Most mornings he would awake in the cold half-light of his cabin to the coarse sensation of the creature’s tongue sandpapering his hand. Often he would simply open his eyes and try with all his might to absorb the beauty of the animal, but no matter how he tried, he just couldn’t seem to drink it in fully. In short, he felt unworthy. The thing was of a godly nature to him. Each claw that clicked upon his battered hardwood floor anchored his guilt and solidified the knowledge that he had no right to contain this creature, to house this embodiment of everything wild and fierce in the natural world. He didn’t know if the wildness of the animal could actually be tamed, but he feared that he done more damage than good, that he had tainted the purity of the creature.

Sometimes, when the days were warm, he would leave the front door open and secretly hope that the wolf would simply trot through it and head back into the wilderness and never return. He would imagine seeing a wisp of the tail cut across his periphery and then all his guilt would wash away like the oil on the highway during a hard rain…

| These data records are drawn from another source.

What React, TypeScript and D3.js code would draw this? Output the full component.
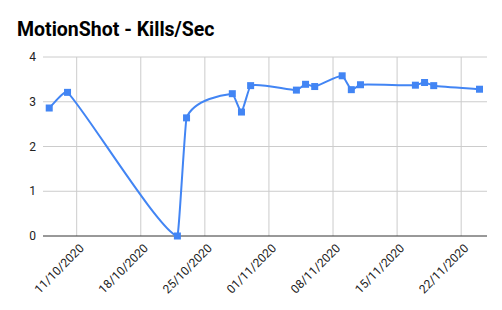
import React from "react";
import * as d3 from "d3";

const dates = ["2020-10-08","2020-10-10","2020-10-22","2020-10-23","2020-10-28","2020-10-29","2020-10-30","2020-11-04","2020-11-05","2020-11-06","2020-11-09","2020-11-10","2020-11-11","2020-11-17","2020-11-18","2020-11-19","2020-11-24"];
const values = [2.86,3.21,0,2.64,3.18,2.77,3.36,3.26,3.39,3.34,3.58,3.27,3.38,3.37,3.43,3.36,3.28];
const xTicks = ["2020-10-11","2020-10-18","2020-10-25","2020-11-01","2020-11-08","2020-11-15","2020-11-22"];
const yTicks = [0,1,2,3,4];
const title = "MotionShot - Kills/Sec";

const W = 502, H = 310;
const left = 43, right = 487, top = 57, bottom = 236;
const parse = d3.utcParse("%Y-%m-%d");
const fmt = d3.utcFormat("%d/%m/%Y");
const DAY = 86400000;
const K = 0.16;

function smoothPath(pts: [number, number][]) {
  const n = pts.length;
  const slope = (a: [number, number], b: [number, number]) => (b[1] - a[1]) / (b[0] - a[0]);
  const m = pts.map((p, i) => {
    const a = pts[Math.max(0, i - 1)];
    const b = pts[Math.min(n - 1, i + 1)];
    return slope(a, b);
  });
  const path = d3.path();
  path.moveTo(pts[0][0], pts[0][1]);
  for (let i = 0; i < n - 1; i++) {
    const p = pts[i], q = pts[i + 1];
    const h = (q[0] - p[0]) * K;
    path.bezierCurveTo(p[0] + h, p[1] + m[i] * h, q[0] - h, q[1] - m[i + 1] * h, q[0], q[1]);
  }
  return path.toString();
}

export default function App() {
  const t0 = parse("2020-10-11")!.getTime();
  const x = d3.scaleUtc()
    .domain([new Date(t0 - 3.68 * DAY), new Date(t0 + 44.82 * DAY)])
    .range([left, right]);
  const y = d3.scaleLinear().domain([0, 4]).range([bottom, top]);
  const pts = dates.map((d, i) => [x(parse(d)!), y(values[i])] as [number, number]);
  const line = smoothPath(pts);
  const font = "Roboto, Arial, sans-serif";
  return (
    <svg width={W} height={H} style={{ position: "absolute", left: 0, top: 0, background: "#fff" }} fontFamily={font}>
      <rect width={W} height={H} fill="#fff" />
      <text x={17} y={36} fontSize={19.5} fontWeight="bold" fill="#000">{title}</text>
      {xTicks.map((t) => {
        const xx = x(parse(t)!);
        return <line key={t} x1={xx} x2={xx} y1={top} y2={bottom} stroke="#ccc" strokeWidth={1} />;
      })}
      {yTicks.map((v) => (
        <g key={v}>
          <line x1={left} x2={right} y1={y(v)} y2={y(v)} stroke={v === 0 ? "#333" : "#ccc"} strokeWidth={1} />
          <text x={36} y={y(v)} dy="0.35em" textAnchor="end" fontSize={12} fill="#222">{v}</text>
        </g>
      ))}
      <defs>
        <clipPath id="clip"><rect x={left} y={top - 10} width={right - left} height={bottom - top + 10} /></clipPath>
      </defs>
      <path d={line} fill="none" stroke="#4285F4" strokeWidth={2} clipPath="url(#clip)" />
      {pts.map((p, i) => (
        <rect key={i} x={p[0] - 3.5} y={p[1] - 3.5} width={7} height={7} fill="#4285F4" />
      ))}
      {xTicks.map((t) => {
        const xx = x(parse(t)!);
        return (
          <text key={t} transform={`translate(${xx + 5},${bottom + 10}) rotate(-45)`} textAnchor="end" fontSize={12} fill="#222" dy="0.35em">{fmt(parse(t)!)}</text>
        );
      })}
    </svg>
  );
}
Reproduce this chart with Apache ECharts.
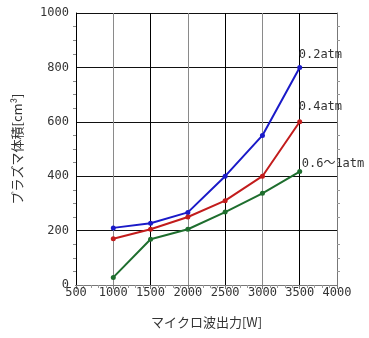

But on these occasions the creature would only stare at the man inquisitively and lie down in the splay of sunshine as it beamed onto the cabin floor. In time the wolf would yawn and lick himself, and the man would walk over to the creature and crouch to pet him. In that moment, as the animal thumped his tail against the floor in approval, the man would wonder if this was the communion with nature that so many had seemed to hope for throughout history or, he questioned, was it still out there floating along on some swampy breeze, buried underneath the needles of some ancient pine, intangible and unattainable?